The UN Office on Drugs and Crime has had manufactured a scientific study confirming that there is, in the measured language we've come to expect from such studies, a "cannabis pandemic" threatening the health and sanity of the world's population. As usual, this finding rests on the enormous number of citizens consigned to "treatment" for their supposed marijuana dependence. Which, given that most people caught holding a single joint are forced to choose between "treatment" and prison, really puts the statist in statistic.

But trust the UN not to leave it at mere tragedy: UN Drugs 'n Crime director Antonio Maria Costa had to toss in his own scientifically unfounded assertions about how today's cannibis is "considerably more potent" than the pot everyone at the UN was smoking a few decades ago, "no longer that different from other plant-based drugs such as cocaine or heroin."

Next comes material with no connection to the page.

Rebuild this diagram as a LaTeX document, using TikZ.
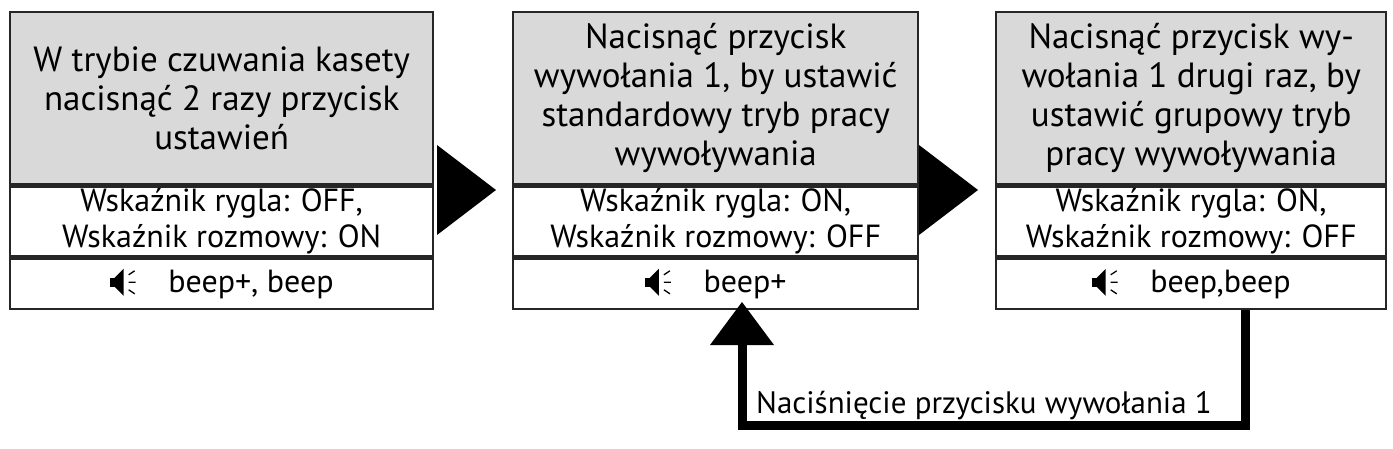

This is asinine, even apart from the fact that there's never been a single documented "marijuana overdose" (it's not clear whether such would even be possible). Put simply, people smoke pot in order to get high. Once high, people either stop smoking, sit back, and relax; or they keep smoking, and fall asleep. With very few exceptions, pot smokers aren't going to wreck the house, beat the kids, or take the car out for a joyride. (They're not even going to accidentally set the bed aflame, because unlike tobacco, pot must be relit for each toke.) At worst, they'll down a couple bags of chips or a box of Twinkies (though the nascent War on Obesity may soon make that its own crime). If anything, the UN drug crew should be lauding potent pot, because it allows smokers to get high with fewer puffs, and thus endure fewer lungfuls of smoke.

Costa had but one sensible thing to say, though of course he didn't understand it as such: "Policy reversals leave young people confused as to just how dangerous cannabis is." His overestimation of that danger is farcical; his ability to craft UN policy based on that overestimation, tragic.